How do foundation year and internship experience shape doctors' career intentions and decisions? A meta-ethnography.
Zhao Y., Mbuthia D., Blacklock C., Gathara D., Nicodemo C., Molyneux S., English M.
Foundation years or internships are an important period for junior doctors to apply their knowledge and gain clinical competency. Experiences gained during the foundation years or internships are likely to inform newly qualified doctors' opinions about how they want to continue their career. We aimed to understand how medical doctors' internship experiences influence their career intention/decision. We conducted qualitative evidence synthesis using meta-ethnography. We searched six electronic bibliographic databases for papers published between 2000-2020 and included papers exploring how foundation years or internship experiences shape doctors' career intention/decisions, including in relation to migration, public/private/dual practice preference, rural/urban preference, and specialty choice. We used the GRADE-CERQual framework to rate confidence in review findings. We examined 23 papers out of 6085 citations screened. We abstracted three high-level inter-related themes across 14 conceptual categories: (1) Deciding the personal best fit both clinically and in general (which option is 'more me'?) through hands-on and real-life experiences (2) Exploring, experiencing and witnessing workplace norms; and (3) Worrying about the future in terms of job market policies, future training and professional development opportunities. Confidence in findings varied but was rated high in 8 conceptual categories. Our meta-ethnographic review revealed a range of ways in which internship experience shapes medical doctors' career intentions/decisions allowing us to produce a broad conceptual model of this phenomenon.
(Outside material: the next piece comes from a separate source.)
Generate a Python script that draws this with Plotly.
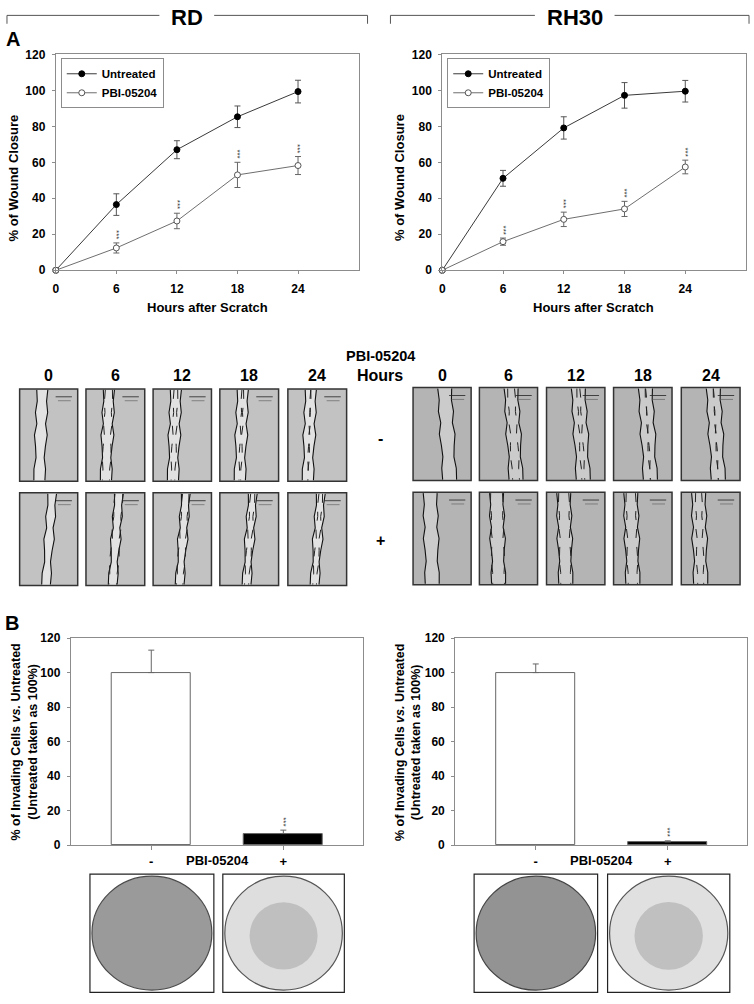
import plotly.graph_objects as go

# ---- data ----
hours = [0, 6, 12, 18, 24]

rd_untreated = [0, 36.5, 67, 85.3, 99.3]
rd_untreated_err = [0, 6, 5, 6, 6.3]
rd_pbi = [0, 12.4, 27.4, 53, 58.2]
rd_pbi_err = [0, 2.8, 4.3, 7, 5]

rh_untreated = [0, 51.1, 79.1, 97.2, 99.5]
rh_untreated_err = [0, 4.4, 6.2, 7.1, 6]
rh_pbi = [0, 15.9, 28.3, 34.1, 57.4]
rh_pbi_err = [0, 2, 4, 4.2, 3.8]

bar_labels = ["-", "+"]
rd_invasion = [100, 6.7]
rd_invasion_err = [13, 2]
rh_invasion = [100, 1.9]
rh_invasion_err = [5, 0.6]

W, H = 754, 1004
FONT = "Liberation Sans, Arial, sans-serif"
AXIS_GRAY = "#8c8c8c"


def px(x):
    return x / W


def py(y):
    return 1 - y / H


fig = go.Figure()


def line_panel(n, untreated, u_err, pbi, p_err, legend):
    xa, ya = f"x{n}", f"y{n}"
    fig.add_trace(go.Scatter(
        x=hours, y=untreated, name="Untreated", mode="lines+markers",
        xaxis=xa, yaxis=ya, legend=legend, cliponaxis=False,
        line=dict(color="#3a3a3a", width=1),
        marker=dict(color="black", size=6, line=dict(color="black", width=1)),
        error_y=dict(type="data", array=u_err, color="#555", thickness=1, width=3),
    ))
    fig.add_trace(go.Scatter(
        x=hours, y=pbi, name="PBI-05204", mode="lines+markers",
        xaxis=xa, yaxis=ya, legend=legend, cliponaxis=False,
        line=dict(color="#6e6e6e", width=1),
        marker=dict(color="white", size=6, line=dict(color="#555", width=1)),
        error_y=dict(type="data", array=p_err, color="#666", thickness=1, width=3),
    ))
    # significance marks above treated points
    for h, v, e in zip(hours[1:], pbi[1:], p_err[1:]):
        fig.add_annotation(x=h, y=v + e + 4.7, xref=xa, yref=ya, text="***",
                           textangle=90, showarrow=False,
                           xanchor="center", yanchor="middle",
                           font=dict(size=8, color="#333"))


def bar_panel(n, values, errs):
    xa, ya = f"x{n}", f"y{n}"
    fig.add_trace(go.Bar(
        x=[0, 1], y=values, xaxis=xa, yaxis=ya, width=0.594, showlegend=False,
        marker=dict(color=["white", "black"], line=dict(color="#666", width=1)),
        error_y=dict(type="data", array=errs, arrayminus=[0, 0],
                     color="#666", thickness=1, width=3),
    ))
    fig.add_annotation(x=1, y=values[1] + errs[1] + 5, xref=xa, yref=ya,
                       text="***", textangle=90, showarrow=False,
                       xanchor="center", yanchor="middle",
                       font=dict(size=8, color="#333"))


line_panel(1, rd_untreated, rd_untreated_err, rd_pbi, rd_pbi_err, "legend")
line_panel(2, rh_untreated, rh_untreated_err, rh_pbi, rh_pbi_err, "legend2")
bar_panel(3, rd_invasion, rd_invasion_err)
bar_panel(4, rh_invasion, rh_invasion_err)

tickfont = dict(size=12, color="black", weight="bold")
common_axis = dict(showline=True, linecolor=AXIS_GRAY, linewidth=1, mirror=True,
                   showgrid=False, zeroline=False, ticks="outside", ticklen=3,
                   tickcolor=AXIS_GRAY, tickfont=tickfont)

line_x = dict(range=[0, 30], tickvals=hours, ticklabelstandoff=4, **common_axis)
line_y = dict(range=[0, 120], tickvals=[0, 20, 40, 60, 80, 100, 120],
              ticklabelstandoff=4, **common_axis)
bar_x = dict(range=[-0.61, 1.6], tickvals=[0, 1], ticktext=bar_labels,
             **{**common_axis, "tickfont": dict(size=13, color="black", weight="bold"),
                "ticklen": 4})

fig.update_layout(
    width=W, height=H, margin=dict(l=0, r=0, t=0, b=0),
    paper_bgcolor="white", plot_bgcolor="white",
    font=dict(family=FONT, color="black"),
    xaxis=dict(domain=[px(53), px(357)], anchor="y", **line_x),
    yaxis=dict(domain=[py(267), py(48)], anchor="x", **line_y),
    xaxis2=dict(domain=[px(441), px(746)], anchor="y2", **line_x),
    yaxis2=dict(domain=[py(267), py(48)], anchor="x2", **line_y),
    xaxis3=dict(domain=[px(68), px(361)], anchor="y3", **bar_x),
    yaxis3=dict(domain=[py(850), py(640)], anchor="x3", **line_y),
    xaxis4=dict(domain=[px(454), px(747)], anchor="y4", **bar_x),
    yaxis4=dict(domain=[py(850), py(640)], anchor="x4", **line_y),
    legend=dict(x=px(58), y=py(52), xanchor="left", yanchor="top",
                bordercolor=AXIS_GRAY, borderwidth=1, bgcolor="white",
                font=dict(size=11.5, weight="bold"), tracegroupgap=0,
                itemwidth=30),
    legend2=dict(x=px(446), y=py(52), xanchor="left", yanchor="top",
                 bordercolor=AXIS_GRAY, borderwidth=1, bgcolor="white",
                 font=dict(size=11.5, weight="bold"), tracegroupgap=0,
                 itemwidth=30),
    bargap=0,
)


def text(x, y, s, size, angle=0, **kw):
    fig.add_annotation(x=px(x), y=py(y), xref="paper", yref="paper", text=s,
                       showarrow=False, textangle=angle,
                       xanchor="center", yanchor="middle",
                       font=dict(size=size, weight="bold", color="black"), **kw)


def seg(x0, y0, x1, y1, color="black", width=1, dash="solid"):
    fig.add_shape(type="line", xref="paper", yref="paper",
                  x0=px(x0), y0=py(y0), x1=px(x1), y1=py(y1),
                  line=dict(color=color, width=width, dash=dash))


# headers with brackets
text(184.5, 11, "RD", 22)
text(574, 11, "RH30", 22)
for a, b, c, d in [(4, 157, 212, 366), (389, 534, 614, 749)]:
    seg(a, 8.5, b, 8.5, "#555")
    seg(c, 8.5, d, 8.5, "#555")
    seg(a, 8.5, a, 17, "#555")
    seg(d, 8.5, d, 17, "#555")
text(10, 32, "A", 20)
text(9, 625, "B", 20)

# axis titles
text(205, 305, "Hours after Scratch", 13)
text(593, 305, "Hours after Scratch", 13)
text(11, 173, "% of Wound Closure", 13, angle=-90)
text(398, 173, "% of Wound Closure", 13, angle=-90)
text(21, 745, "% of Invading Cells <i>vs.</i> Untreated<br>(Untreated taken as 100%)",
     12.5, angle=-90)
text(406, 746, "% of Invading Cells <i>vs.</i> Untreated<br>(Untreated taken as 100%)",
     12.5, angle=-90)
text(215, 866, "PBI-05204", 13)
text(601, 866, "PBI-05204", 13)

# ---- scratch-assay micrograph panels (schematic) ----
rd_cols = [(16.7, 75), (83.3, 142.3), (150.7, 209.3), (217.7, 276.7), (286, 345)]
rd_rows = [(387.3, 481), (492.7, 586.7)]
rh_cols = [(411.7, 470), (478.3, 536.7), (545.7, 604.3), (613, 671.7), (681, 740)]
rh_rows = [(386, 480.3), (492, 586)]
wiggle = [0, 0.015, -0.01, 0.02, -0.015, 0.01, 0.025, -0.005, 0]


def wound_panel(x0, x1, y0, y1, ctop, cbot, width, closure, bg, stripe):
    w = x1 - x0
    fig.add_shape(type="rect", xref="paper", yref="paper",
                  x0=px(x0), x1=px(x1), y0=py(y1), y1=py(y0),
                  fillcolor=bg, line=dict(color="#333", width=1.5))
    n = len(wiggle)

    def edge(offset, k):
        pts = []
        for i, wg in enumerate(wiggle):
            t = i / (n - 1)
            c = ctop + (cbot - ctop) * t
            xx = x0 + w * (c + offset + wg * k)
            yy = y0 + 1 + (y1 - y0 - 2) * t
            pts.append((px(xx), py(yy)))
        return pts

    left = edge(-width / 2, 1)
    right = edge(width / 2, -1)
    poly = left + right[::-1]
    path = "M " + " L ".join(f"{a:.5f},{b:.5f}" for a, b in poly) + " Z"
    fig.add_shape(type="path", xref="paper", yref="paper", path=path,
                  fillcolor=stripe, line=dict(width=0))
    for e in (left, right):
        p = "M " + " L ".join(f"{a:.5f},{b:.5f}" for a, b in e)
        fig.add_shape(type="path", xref="paper", yref="paper", path=p,
                      line=dict(color="#111", width=1.1))
    if closure > 0:
        gap = width * (1 - closure / 100)
        for off, k in ((-gap / 2, -1), (gap / 2, 1)):
            e = edge(off, k * 0.6)
            p = "M " + " L ".join(f"{a:.5f},{b:.5f}" for a, b in e)
            fig.add_shape(type="path", xref="paper", yref="paper", path=p,
                          line=dict(color="#222", width=1, dash="dash"))
    # scale bar
    seg(x0 + w * 0.62, y0 + 8, x0 + w * 0.9, y0 + 8, "#222", 0.8)
    seg(x0 + w * 0.66, y0 + 12, x0 + w * 0.88, y0 + 12, "#555", 0.6)


groups = [
    (rd_cols, rd_rows, [rd_untreated, rd_pbi],
     [(0.39, 0.34, 0.19), (0.56, 0.455, 0.15)], "#c2c2c2", "#e2e2e2"),
    (rh_cols, rh_rows, [rh_untreated, rh_pbi],
     [(0.545, 0.63, 0.24), (0.295, 0.33, 0.24)], "#b4b4b4", "#cbcbcb"),
]
for cols, rows, series, geo, bg, stripe in groups:
    for r, (ya, yb) in enumerate(rows):
        for c, (xa, xb) in enumerate(cols):
            ct, cb, wd = geo[r]
            wound_panel(xa, xb, ya, yb, ct, cb, wd, series[r][c], bg, stripe)
    for c, (xa, xb) in enumerate(cols):
        text((xa + xb) / 2, 374, str(hours[c]), 16)

text(379, 354, "PBI-05204", 14.5)
text(379, 374, "Hours", 16)
text(379, 438, "-", 16)
text(379, 541, "+", 16)

# ---- transwell invasion images (schematic) ----
wells = [
    ((87.3, 211.7), "#9a9a9a", "#4a4a4a"),
    ((220.7, 342.7), "#dedede", "#555"),
    ((473, 597), "#939393", "#444"),
    ((607, 729.7), "#e0e0e0", "#555"),
]
for (xa, xb), fill, rim in wells:
    fig.add_shape(type="rect", xref="paper", yref="paper",
                  x0=px(xa), x1=px(xb), y0=py(999.3), y1=py(879.3),
                  line=dict(color="#222", width=1.2), fillcolor="white")
    fig.add_shape(type="circle", xref="paper", yref="paper",
                  x0=px(xa + 2), x1=px(xb - 2), y0=py(997), y1=py(881.5),
                  line=dict(color=rim, width=1.2), fillcolor=fill)
    if fill.startswith("#d") or fill.startswith("#e"):
        cx, r = (xa + xb) / 2, (xb - xa) * 0.28
        fig.add_shape(type="circle", xref="paper", yref="paper",
                      x0=px(cx - r), x1=px(cx + r), y0=py(942 + r), y1=py(942 - r),
                      line=dict(width=0), fillcolor="#b2b2b2", opacity=0.7)

# drop the default 8px page margin so the figure sits at the window origin
fig.write_html("out.html", config={"displayModeBar": False},
               post_script="document.body.style.margin='0';")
The results highlight the importance of ensuring sufficient, positive and inspiring clinical exposure, improving workplace environment, relationship and culture, refraining from undermining specific specialities and communicating contractual and job market policies early on to young doctors, in order to attract doctors to less popular specialties or work locations where they are most needed. We propose our conceptual model should be further tested in new research across a range of contexts.